Dr Huw Charles-Jones, chairman of NHS West Cheshire Clinical Commissioning Group (CCG) and a Lache GP, told the committee: “At the CCG we didn’t know much about this, I think you can spin this all you like, but I wish someone could just be honest here and say the tendering process was flawed because there was no clinical involvement and the consultation was very poor. I don’t know why you can’t just say that and then we can move on and look to the future.”

Dr Charles-Jones was unimpressed the evaluation of the competing tenders was ‘a paper exercise’ with ‘administrators looking at tender documents’ instead of interviewing the bidders.

“You are talking about the health service here and in the health service it is common practice. It does change the sense of what’s going to be delivered by seeing the people and talking to them. We’re almost forgetting about the patients here. This is about people’s lives. This is about people’s health.”

Labour Cllr Marie Nelson said: “There’s no understanding whatsoever in this authority of the difference between a cleaning contract and a public health contract and I’m totally and utterly ashamed.

“We know we had an outstanding service at the Countess, there’s no reason why that outstanding service couldn’t have been rolled out to the rest of the authority.”
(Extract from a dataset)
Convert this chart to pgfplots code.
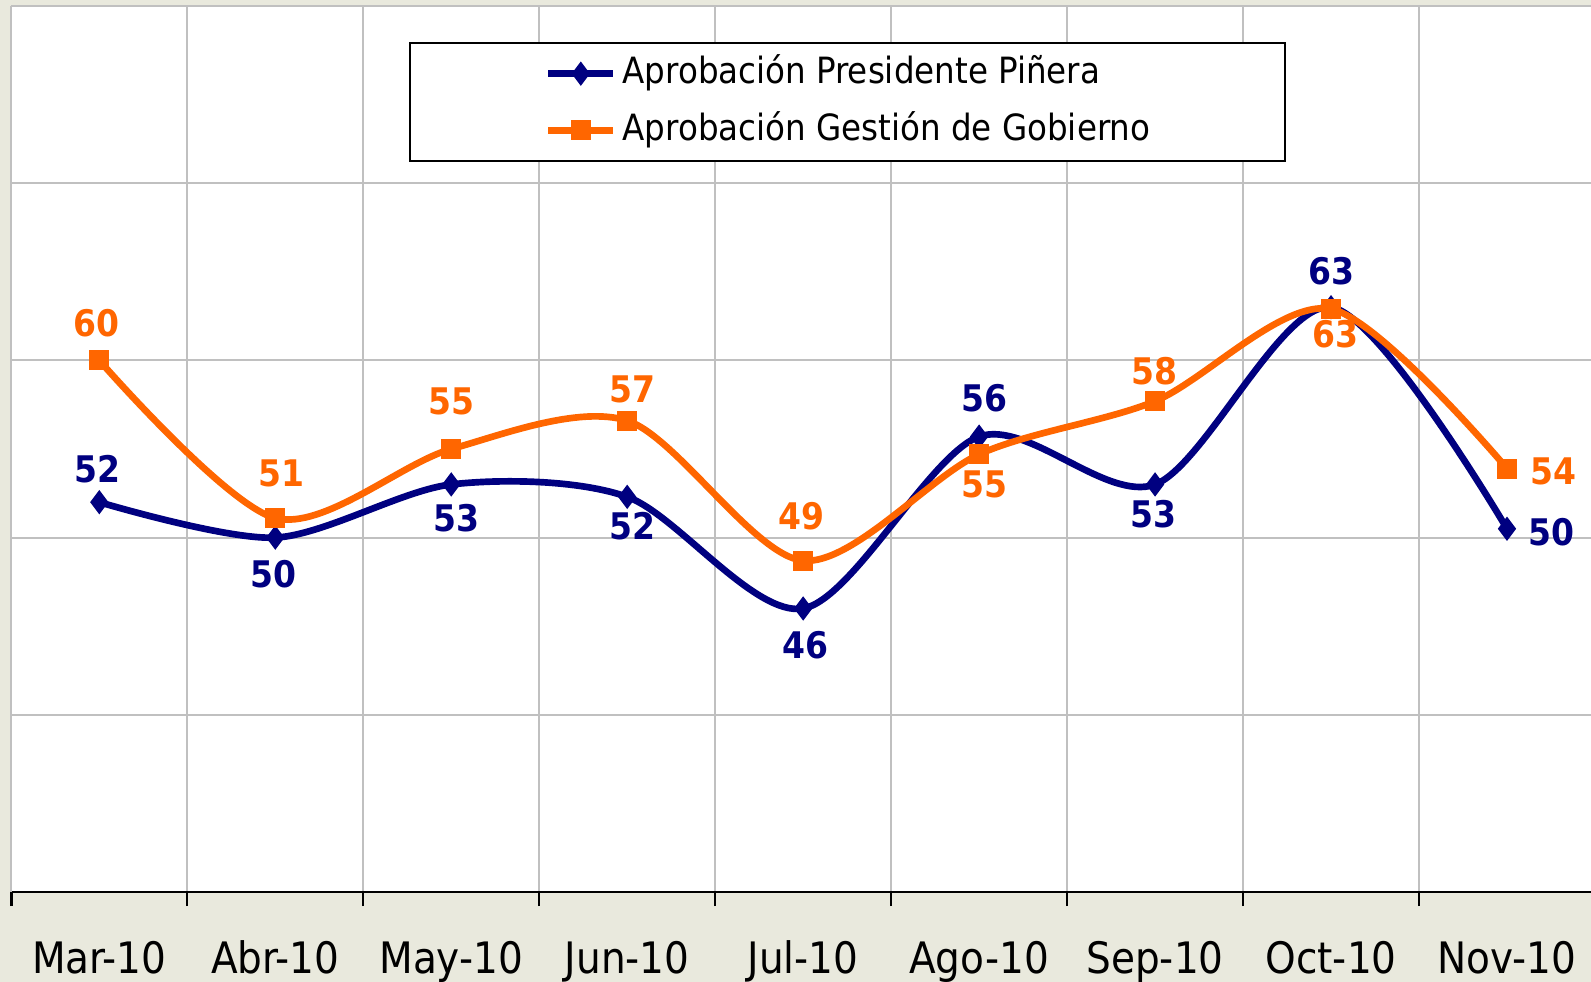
\documentclass[border=0pt]{standalone}
\usepackage{fontspec}
\setmainfont{DejaVu Sans Condensed}
\usepackage{pgfplots}
\pgfplotsset{compat=1.18}
\usepackage{pgfplotstable}

\definecolor{navyc}{RGB}{0,0,128}
\definecolor{orangec}{RGB}{255,102,0}
\definecolor{beigebg}{RGB}{233,233,221}
\definecolor{gridc}{RGB}{192,192,192}

\pgfplotstableread{
x y lab dx dy
0.5 52.0 52 -0.6 10.0
1.5 50.0 50 -0.6 -10.9
2.5 53.0 53 1.5 -10.0
3.5 52.3 52 1.5 -8.8
4.5 46.0 46 0.6 -10.9
5.5 55.7 56 1.5 11.6
6.5 53.0 53 -0.6 -8.8
7.5 63.0 63 0.0 10.9
8.5 50.5 50 13.4 -0.9
}\navytab

\pgfplotstableread{
x y lab dx dy
0.5 60.0 60 -0.9 11.2
1.5 51.1 51 1.8 13.4
2.5 55.0 55 0.0 14.3
3.5 56.6 57 1.5 9.4
4.5 48.7 49 -0.6 13.4
5.5 54.7 55 1.5 -9.1
6.5 57.7 58 -0.3 9.1
7.5 62.9 63 1.2 -7.6
8.5 53.9 54 14.0 -0.9
}\orangetab

\begin{document}
\begin{tikzpicture}
\fill[beigebg] (-3.4pt,-27pt) rectangle (473.9pt,267.6pt);
\begin{axis}[
  at={(0,0)}, anchor=south west,
  scale only axis, width=475.1pt, height=265.8pt,
  xmin=0, xmax=9, ymin=30, ymax=80,
  axis background/.style={fill=white},
  axis x line*=bottom, axis y line*=left,
  x axis line style={-, draw=black, line width=0.7pt},
  y axis line style={-, draw=gridc, line width=0.6pt},
  xtick={0.5,1.5,...,8.5},
  xticklabels={Mar-10,Abr-10,May-10,Jun-10,Jul-10,Ago-10,Sep-10,Oct-10,Nov-10},
  minor xtick={0,1,...,9},
  ytick={30,40,...,80}, yticklabels={},
  major tick length=0pt, minor tick length=4.2pt, tick align=outside,
  every tick/.style={black, line width=0.7pt},
  xminorgrids=true, xmajorgrids=false, ymajorgrids=true,
  grid style={draw=gridc, line width=0.6pt},
  minor grid style={draw=gridc, line width=0.6pt},
  xticklabel style={anchor=base, yshift=-24.6pt, font=\fontsize{13}{15}\selectfont, text=black},
  legend style={at={(0.2511,0.9594)}, anchor=north west, draw=black, line width=0.6pt,
    fill=white, inner xsep=40.5pt, inner ysep=3.7pt, row sep=6pt,
    nodes={inner sep=0pt, text height=8.5pt, text depth=2.5pt},
    font=\fontsize{10.85}{12}\selectfont,
    /tikz/every odd column/.style={column sep=1.8pt}},
  legend cell align=left,
  legend image code/.code={\draw[mark repeat=2,mark phase=2,#1] plot coordinates {(0pt,0pt) (9.75pt,0pt) (19.5pt,0pt)};},
]
\addplot[navyc, line width=2pt, smooth, tension=0.5, mark=diamond*, mark size=2pt, mark options={solid}] table[x=x,y=y]{\navytab};
\addlegendentry{Aprobación Presidente Piñera}
\addplot[orangec, line width=2pt, smooth, tension=0.5, mark=square*, mark size=2pt, mark options={solid}] table[x=x,y=y]{\orangetab};
\addlegendentry{Aprobación Gestión de Gobierno}

\addplot[forget plot, draw=none, mark=none, nodes near coords, point meta=explicit symbolic,
  visualization depends on={\thisrow{dx}\as\dx},
  visualization depends on={\thisrow{dy}\as\dy},
  nodes near coords style={anchor=center, inner sep=0pt, xshift=\dx pt, yshift=\dy pt, text=navyc, font=\bfseries\fontsize{11}{13}\selectfont}]
  table[x=x,y=y,meta=lab]{\navytab};
\addplot[forget plot, draw=none, mark=none, nodes near coords, point meta=explicit symbolic,
  visualization depends on={\thisrow{dx}\as\dx},
  visualization depends on={\thisrow{dy}\as\dy},
  nodes near coords style={anchor=center, inner sep=0pt, xshift=\dx pt, yshift=\dy pt, text=orangec, font=\bfseries\fontsize{11}{13}\selectfont}]
  table[x=x,y=y,meta=lab]{\orangetab};
\end{axis}
\pgfresetboundingbox
\path[use as bounding box] (-3.4pt,-27pt) rectangle (473.9pt,267.6pt);
\end{tikzpicture}
\end{document}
Cllr Nelson wanted to know who had made the decision because they should be accountable for their actions. For legal reasons, the council is unwilling to divulge the names of the evaluation panel.

John Wilbraham, chief executive of East Cheshire NHS Trust, entered what the chairman called ‘the lion’s den’ in an attempt to reassure everyone in the room.

He said: ”It’s my job to ensure some of the concerns heard this evening do not happen and I’m committed to ensuring the provision of sexual health services in Cheshire West and Chester maintains, and hopefully improves on, the excellent standards that are currently provided.”

Mr Wilbraham said the current provider and his own team had been working hard to ensure the transfer takes place ‘as seamlessly as possible’ but conceded the new Chester base in the Fountains building would not be ready for the start of the contract. He thanked Countess chief executive Tony Chambers for allowing the new team to work at the city hospital for two weeks until they could move in.

He said: “It’s important for you to understand and recognise that the clinical staff that currently operate from the Countess will actually be operating in the new service. They will be transferring, providing they wish to. Concerns around clinical continuity and clinical expertise, I don’t believe that is an issue for you.”

He denied the decision to operate from the Fountains building had been copied from the Countess bid and said extra elements of the new service included working from additional sites and extended opening hours. Mr Wilbraham insisted there would be integration with the HIV service at the Countess.

Scrutiny committee Conservative chairman Cllr Don Hammond concluded: “We will make recommendations for more co-commissioning, we will look at the way this contract gets implemented and we will work more closely with the CCGs, NHS England and our partners in how we look at these tenders in the future, but I know we have an objective of having an equal service across the borough.”